### The exercise
In your copy, reproduce the entries exactly as they are, minus the images.

### Material supplied

** Start **

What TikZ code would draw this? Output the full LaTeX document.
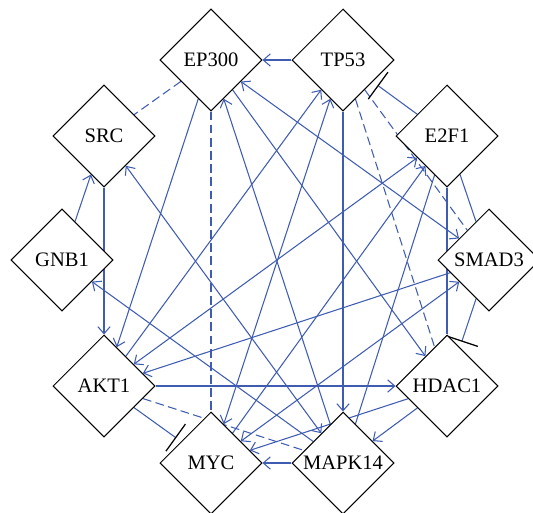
\documentclass[tikz,border=0pt]{standalone}
\usepackage{fontspec}
\setmainfont{Liberation Serif}
\usetikzlibrary{shapes.geometric,arrows.meta,backgrounds}
\definecolor{linkblue}{RGB}{62,92,178}

\begin{document}
\begin{tikzpicture}[x=0.02cm, y=-0.02cm,
    gene/.style={draw, diamond, fill=white, line width=0.6pt, inner sep=0pt,
                 minimum width=2.04cm, minimum height=2.04cm,
                 font=\fontsize{11.7}{14}\selectfont},
    link/.style={linkblue, line width=0.6pt},
    act/.style={link, -{Straight Barb[length=4pt,width=7pt]}},
    both/.style={link, {Straight Barb[length=4pt,width=7pt]}-{Straight Barb[length=4pt,width=7pt]}},
    inhib/.style={link, -{Bar[width=19pt,line width=0.7pt,color=black]}, shorten >=3.4pt},
    indirect/.style={link, dash pattern=on 5pt off 2.5pt}]
  \useasboundingbox (0,0) rectangle (533,512);
  % the ten genes round the ring
  \foreach \name/\x/\y/\lab in {ep300/211/60/EP300, tp53/343/60/TP53,
      src/104/136/SRC, e2f1/447/136/E2F1, gnb1/62/260/GNB1, smad3/489/260/SMAD3,
      akt1/104/386/AKT1, hdac1/447/386/HDAC1, myc/211/463/MYC, mapk14/343/463/MAPK14}
    \node[gene] (\name) at (\x,\y) {\lab};
  \begin{scope}[on background layer]
    % activation
    \foreach \a/\b in {tp53/ep300, ep300/akt1, ep300/hdac1, mapk14/ep300,
        tp53/mapk14, akt1/tp53, gnb1/src, src/akt1, mapk14/gnb1, akt1/hdac1,
        smad3/akt1, myc/e2f1, hdac1/myc, hdac1/mapk14, mapk14/myc}
      \draw[act] (\a) -- (\b);
    \foreach \a/\b in {ep300/smad3, tp53/myc, src/mapk14, akt1/e2f1, smad3/myc}
      \draw[both] (\a) -- (\b);
    % plain links
    \foreach \a/\b in {e2f1/smad3, e2f1/hdac1, mapk14/e2f1}
      \draw[link] (\a) -- (\b);
    % indirect
    \foreach \a/\b in {ep300/src, ep300/myc, tp53/hdac1, tp53/smad3, akt1/mapk14}
      \draw[indirect] (\a) -- (\b);
    % inhibition
    \foreach \a/\b in {e2f1/tp53, akt1/myc, smad3/hdac1}
      \draw[inhib] (\a) -- (\b);
  \end{scope}
\end{tikzpicture}
\end{document}
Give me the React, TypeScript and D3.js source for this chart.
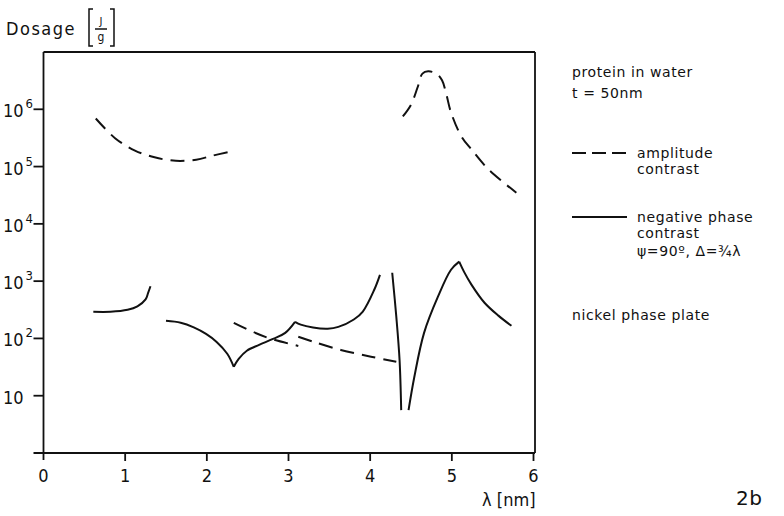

** End **

### Solution for this task
What TikZ code would draw this? Output the full LaTeX document.
\documentclass[tikz,border=0pt]{standalone}
\usepackage{fontspec}
\setmainfont{Liberation Serif}
\usetikzlibrary{shapes.geometric,arrows.meta,backgrounds}
\definecolor{linkblue}{RGB}{62,92,178}

\begin{document}
\begin{tikzpicture}[x=0.02cm, y=-0.02cm,
    gene/.style={draw, diamond, fill=white, line width=0.6pt, inner sep=0pt,
                 minimum width=2.04cm, minimum height=2.04cm,
                 font=\fontsize{11.7}{14}\selectfont},
    link/.style={linkblue, line width=0.6pt},
    act/.style={link, -{Straight Barb[length=4pt,width=7pt]}},
    both/.style={link, {Straight Barb[length=4pt,width=7pt]}-{Straight Barb[length=4pt,width=7pt]}},
    inhib/.style={link, -{Bar[width=19pt,line width=0.7pt,color=black]}, shorten >=3.4pt},
    indirect/.style={link, dash pattern=on 5pt off 2.5pt}]
  \useasboundingbox (0,0) rectangle (533,512);
  % the ten genes round the ring
  \foreach \name/\x/\y/\lab in {ep300/211/60/EP300, tp53/343/60/TP53,
      src/104/136/SRC, e2f1/447/136/E2F1, gnb1/62/260/GNB1, smad3/489/260/SMAD3,
      akt1/104/386/AKT1, hdac1/447/386/HDAC1, myc/211/463/MYC, mapk14/343/463/MAPK14}
    \node[gene] (\name) at (\x,\y) {\lab};
  \begin{scope}[on background layer]
    % activation
    \foreach \a/\b in {tp53/ep300, ep300/akt1, ep300/hdac1, mapk14/ep300,
        tp53/mapk14, akt1/tp53, gnb1/src, src/akt1, mapk14/gnb1, akt1/hdac1,
        smad3/akt1, myc/e2f1, hdac1/myc, hdac1/mapk14, mapk14/myc}
      \draw[act] (\a) -- (\b);
    \foreach \a/\b in {ep300/smad3, tp53/myc, src/mapk14, akt1/e2f1, smad3/myc}
      \draw[both] (\a) -- (\b);
    % plain links
    \foreach \a/\b in {e2f1/smad3, e2f1/hdac1, mapk14/e2f1}
      \draw[link] (\a) -- (\b);
    % indirect
    \foreach \a/\b in {ep300/src, ep300/myc, tp53/hdac1, tp53/smad3, akt1/mapk14}
      \draw[indirect] (\a) -- (\b);
    % inhibition
    \foreach \a/\b in {e2f1/tp53, akt1/myc, smad3/hdac1}
      \draw[inhib] (\a) -- (\b);
  \end{scope}
\end{tikzpicture}
\end{document}
Give me the React, TypeScript and D3.js source for this chart.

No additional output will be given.